GRANDVIEW - The Grandview Student Council at Yakima Valley Community College (YVCC) hosted a forum about the Darfur Crisis, featuring Amnesty International representative Daniel Johnson as the guest speaker Wednesday night.
Due to a large number of attendees' lack of knowledge regarding the Darfur Crisis, Johnson's primary focus was background information to educate those who were present.
"The more you learn, the easier it becomes with situations such as the Darfur Crisis," said Johnson.
He explained that Darfur is a region of Sudan, one of the largest countries in Northeast Africa. Darfur is the westernmost region of Sudan and the terrain is primarily desert.
Conflict in Darfur, according to Johnson, began after a large war known as "The Big War" subsided in the southern region of Sudan in 2003.
The Sudan Liberation Army attacked the Sudanese Army in the beginning of the conflict, according to Johnson. And, aggressive nomadic tribes began to become an issue because of the inability to protect villages from their attacks. Other armed groups joined in the fighting, attacking the villages with demands similar to those of the nomadic tribes and Sudan Liberation Army.
"The insurgency developed into a brutal eradication effort with a lot of terrorism, destruction of whole villages, contaminated wells as a result of animals being thrown into them and the destruction of food," said Johnson.
Villages would come under aerial attack via helicopters, which were armed with bombs. Following the aerial attack, ground attacks would take place. The bombs and firearms, according to Johnson, were not targeted at structures but at people.
"The result of the destruction became uninhabitable areas in Darfur and 'Internally Displaced Persons' (IDPs) or refugees," he continued.
The IDPs would flee to camps provided by peacekeeping organizations such as Amnesty International, according to Johnson.
Villages as large as 20,000 in population would then be bulldozed. "And the government sanctions this," commented Johnson.
He said the Sudanese government combined efforts with militias such as the Janjaweed Militia during the insurgency. The government provides weaponry and bulldozers to the militias because they believe in eradicating civilians who are not Arab and any possible rebels who might live among them.
The IDP camps also come under attack and civilians who have been at the camp are forced to find another IDP camp because of this.
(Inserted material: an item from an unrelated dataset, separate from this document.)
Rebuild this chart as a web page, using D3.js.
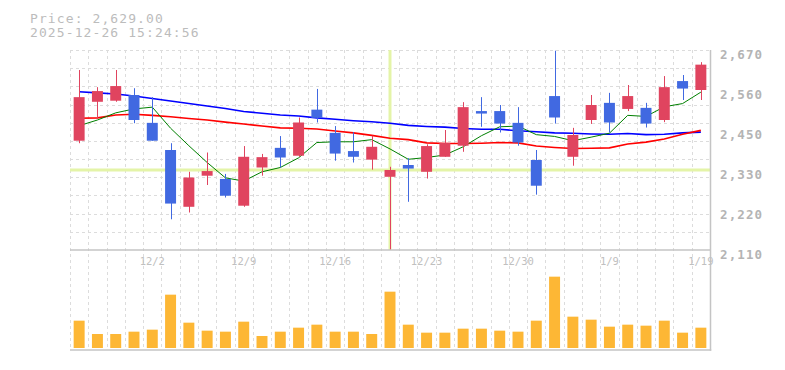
<!DOCTYPE html>
<html>
<head>
<meta charset="utf-8">
<script src="https://cdn.jsdelivr.net/npm/d3@7"></script>
<style>
  html, body { margin: 0; padding: 0; background: #fff; }
  svg { display: block; }
  text { font-family: "DejaVu Sans Mono", "Liberation Mono", monospace; }
</style>
</head>
<body>
<svg id="chart" width="785" height="370"></svg>
<script>
// ---------- data ----------
const dates = ["11/26","11/27","11/28","12/1","12/2","12/3","12/4","12/5","12/8","12/9",
  "12/10","12/11","12/12","12/15","12/16","12/17","12/18","12/19","12/22","12/23",
  "12/24","12/25","12/26","12/29","12/30","1/5","1/6","1/7","1/8","1/9",
  "1/13","1/14","1/15","1/16","1/19"];
const opens  = [2416,2525,2528,2544,2466,2390,2231,2318,2309,2234,2341,2396,2374,2503,2438,2387,2363,2315,2348,2329,2371,2402,2499,2499,2466,2362,2541,2371,2474,2522,2505,2508,2474,2583,2558];
const highs  = [2614,2566,2614,2563,2538,2409,2329,2383,2323,2401,2379,2429,2481,2561,2457,2440,2430,2343,2367,2406,2446,2524,2538,2516,2510,2390,2668,2452,2544,2550,2572,2522,2597,2600,2636];
const lows   = [2409,2477,2525,2465,2416,2196,2215,2292,2257,2231,2318,2341,2371,2467,2360,2355,2335,2112,2245,2310,2371,2385,2455,2439,2402,2265,2464,2346,2463,2439,2499,2453,2468,2530,2530];
const closes = [2538,2555,2569,2474,2416,2240,2313,2331,2262,2371,2370,2369,2467,2480,2380,2371,2399,2334,2338,2401,2410,2510,2492,2464,2411,2290,2481,2432,2516,2467,2541,2464,2566,2562,2629];
const ma5    = [2458,2474,2494,2505,2510,2451,2402,2355,2312,2303,2329,2341,2368,2411,2413,2413,2419,2393,2364,2369,2376,2399,2430,2455,2457,2433,2428,2416,2426,2437,2487,2484,2511,2520,2552];
const ma25   = [2479,2480,2488,2490,2487,2483,2478,2474,2468,2463,2457,2452,2451,2449,2443,2438,2431,2423,2419,2410,2408,2408,2409,2411,2410,2401,2397,2394,2395,2396,2407,2412,2421,2434,2445];
const ma75   = [2553,2550,2547,2541,2534,2527,2520,2513,2506,2498,2493,2488,2485,2480,2476,2472,2469,2465,2459,2456,2454,2450,2448,2448,2444,2441,2438,2437,2435,2434,2436,2433,2434,2438,2440];
const volumes = [41000,21000,21000,24500,27500,80000,38000,26000,24500,39500,18000,24500,30500,35000,24500,24500,21000,84500,35000,23000,23000,29000,29000,26000,24500,41000,107000,47000,42500,32000,35000,33500,41000,23000,30500];
const xTickLabels = ["12/2","12/9","12/16","12/23","12/30","1/9","1/19"];
const yTickValues = [2110,2222,2334,2446,2558,2670];
const yTickLabels = ["2,110","2,220","2,330","2,450","2,560","2,670"];
const headerLines = ["Price: 2,629.00","2025-12-26 15:24:56"];
const cursorIndex = 17;
const cursorPrice = 2334;

// ---------- layout ----------
const L = 70, R = 710, PT = 50, PB = 250, VB = 350;
const svg = d3.select("#chart");

const x = d3.scaleBand().domain(d3.range(dates.length)).range([L, R])
  .paddingInner(0.4).paddingOuter(0.2);
const step = x.step();
const cx = i => x(i) + x.bandwidth() / 2;
const y = d3.scaleLinear().domain([2110, 2670]).range([PB, PT]);
const yv = d3.scaleLinear().domain([0, 150000]).range([VB - 2, VB - 102]);

// ---------- grid ----------
const grid = svg.append("g").attr("stroke", "#dcdcdc").attr("stroke-dasharray", "3,3")
  .attr("shape-rendering", "crispEdges");
for (let k = 0; k < dates.length; k++) {
  const gx = Math.round(L + k * step) + 0.5;
  grid.append("line").attr("x1", gx).attr("x2", gx).attr("y1", PT).attr("y2", VB);
}
const nH = 11;
for (let k = 0; k < nH; k++) {
  const gy = Math.round(PT + k * (PB - PT) / nH) + 0.5;
  grid.append("line").attr("x1", L).attr("x2", R).attr("y1", gy).attr("y2", gy);
}

// ---------- cursor ----------
svg.append("line").attr("x1", cx(cursorIndex)).attr("x2", cx(cursorIndex))
  .attr("y1", PT).attr("y2", PB).attr("stroke", "#e4f4a8").attr("stroke-width", 3);
svg.append("line").attr("x1", L).attr("x2", R).attr("y1", y(cursorPrice)).attr("y2", y(cursorPrice))
  .attr("stroke", "#e4f4a8").attr("stroke-width", 3);

// ---------- axes frame ----------
const frame = svg.append("g").attr("stroke", "#c4c4c4").attr("stroke-width", 1.5);
frame.append("line").attr("x1", R + 0.5).attr("x2", R + 0.5).attr("y1", PT).attr("y2", VB + 0.75);
frame.append("line").attr("x1", L).attr("x2", R).attr("y1", PB).attr("y2", PB);
frame.append("line").attr("x1", L).attr("x2", R + 1.25).attr("y1", VB).attr("y2", VB);

// y axis labels (right)
const yAxis = d3.axisRight(y).tickValues(yTickValues)
  .tickFormat((d, i) => yTickLabels[i]).tickSize(0).tickPadding(10);
const ya = svg.append("g").attr("transform", `translate(${R},0)`).call(yAxis);
ya.select(".domain").remove();
ya.selectAll("text").attr("fill", "#b4b4b4").attr("font-size", 12.5)
  .attr("font-family", "DejaVu Sans Mono").attr("font-weight", "bold")
  .attr("letter-spacing", "1.1px").attr("dy", "0.66em");

// x axis labels
const xIdx = xTickLabels.map(l => dates.indexOf(l));
const xAxis = d3.axisBottom(x).tickValues(xIdx).tickFormat(i => dates[i]).tickSize(0).tickPadding(8);
const xa = svg.append("g").attr("transform", `translate(0,${PB})`).call(xAxis);
xa.select(".domain").remove();
xa.selectAll("text").attr("fill", "#c0c0c0").attr("font-size", 10.5)
  .attr("font-family", "DejaVu Sans Mono");

// ---------- volume ----------
svg.append("g").selectAll("rect").data(volumes).join("rect")
  .attr("x", (d, i) => x(i)).attr("width", x.bandwidth())
  .attr("y", d => yv(d)).attr("height", d => yv(0) - yv(d))
  .attr("fill", "#fdb735");

// ---------- moving averages ----------
const lineGen = arr => d3.line().x((d, i) => cx(i)).y(d => y(d))(arr);
svg.append("path").attr("d", lineGen(ma75)).attr("fill", "none").attr("stroke", "#0000ff").attr("stroke-width", 1.6);
svg.append("path").attr("d", lineGen(ma25)).attr("fill", "none").attr("stroke", "#ff0000").attr("stroke-width", 1.6);
svg.append("path").attr("d", lineGen(ma5)).attr("fill", "none").attr("stroke", "#008000").attr("stroke-width", 1);

// ---------- candles ----------
const upC = "#e0445f", dnC = "#4169e1";
const cg = svg.append("g").selectAll("g").data(dates.map((d, i) => i)).join("g");
cg.append("line")
  .attr("x1", i => Math.round(cx(i)) + 0.5).attr("x2", i => Math.round(cx(i)) + 0.5)
  .attr("y1", i => y(highs[i])).attr("y2", i => y(lows[i]))
  .attr("stroke", i => closes[i] >= opens[i] ? upC : dnC).attr("stroke-width", 1);
cg.append("rect")
  .attr("x", i => x(i)).attr("width", x.bandwidth())
  .attr("y", i => y(Math.max(opens[i], closes[i])))
  .attr("height", i => Math.max(1, Math.abs(y(opens[i]) - y(closes[i]))))
  .attr("fill", i => closes[i] >= opens[i] ? upC : dnC);

// ---------- header ----------
svg.append("g").selectAll("text").data(headerLines).join("text")
  .attr("x", 30).attr("y", (d, i) => 22.7 + i * 14.6)
  .attr("fill", "#bcbcbc").attr("font-size", 13).attr("letter-spacing", "1.1px")
  .text(d => d);
</script>
</body>
</html>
"A camp might hold several thousand civilians and when they go to another camp with thousands of civilians, the second camp is overwhelmed. This creates a shortage in food and water supplies," said Johnson.
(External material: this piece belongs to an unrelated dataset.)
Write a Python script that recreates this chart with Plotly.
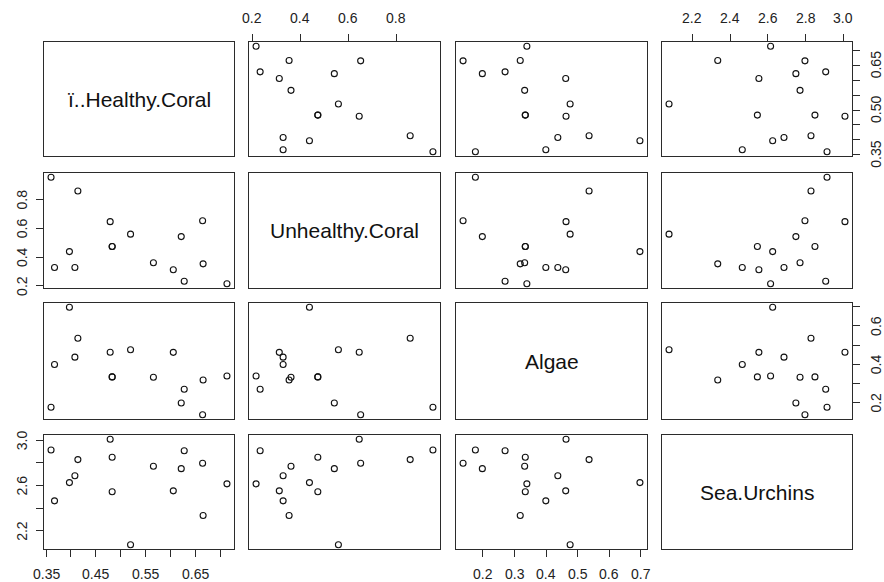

Though the IDP camps are a major target, Johnson said the aid organizations are allowed to provide some protection to the camps. They are allowed to stem any attacks on the camp itself.
But, if a civilian leaves the camp for wood or supplies, they are vulnerable. The men are often mutilated and killed if they leave the camp. "The women are beaten and raped. But, they are often the ones sent out of the camps because they come back alive," Johnson stated.
What global efforts have been made to end the conflict?
Four international entities have become involved...the United Nations (UN), NATO, the African Union (AU) and the United States. According to Johnson, efforts have been made for a cease fire. But, the Sudanese government stalled and the leader of a faction of the Sudan Liberation Army signed a cease fire agreement. He was targeted for assassination as a result.
Johnson said current UN efforts are to supplement the AU with approximately 100 workers.
The UN also passed Security Council Resolution #1706. Unfortunately, China stipulated (Sudanese) government consent must be obtained before the UN forces could enter Darfur. "This," according to Johnson, "prevented intervention."
The government of Sudan continues stalling tactics when agreements are made and come close to implementation, calling the UN's efforts "Western imperialist nations intervening with a sovereign nation."
The International Criminal Court has indicted one government official and one rebel leader. The government official is currently on trial. But, according to Johnson, Amnesty International believes he will be acquitted.
"This is more evidence that the Darfur Conflict is egregious," said Johnson.
He said the U.S. plans sanctions and economic punishment of Sudan. Those efforts were averted by the President of Sudan when he met with UN head Cofe Anan. But, stalling tactics were again used when the agreement to implement hybrid forces was close to its deadline.
Johnson encouraged the audience to become involved by spreading awareness. He also said to contact legislative representatives and senators, letting them know it is a concern. "Tell them you want them to pressure China," he said, citing China is one of the strongest trade partners for Sudan.
"Have your legislator co-sponsor bills that support peacekeeping efforts and sign the 'Dear Colleague' letters that are being sent out," stated Johnson.
Johnson presented the audience with contact numbers to conclude his speech.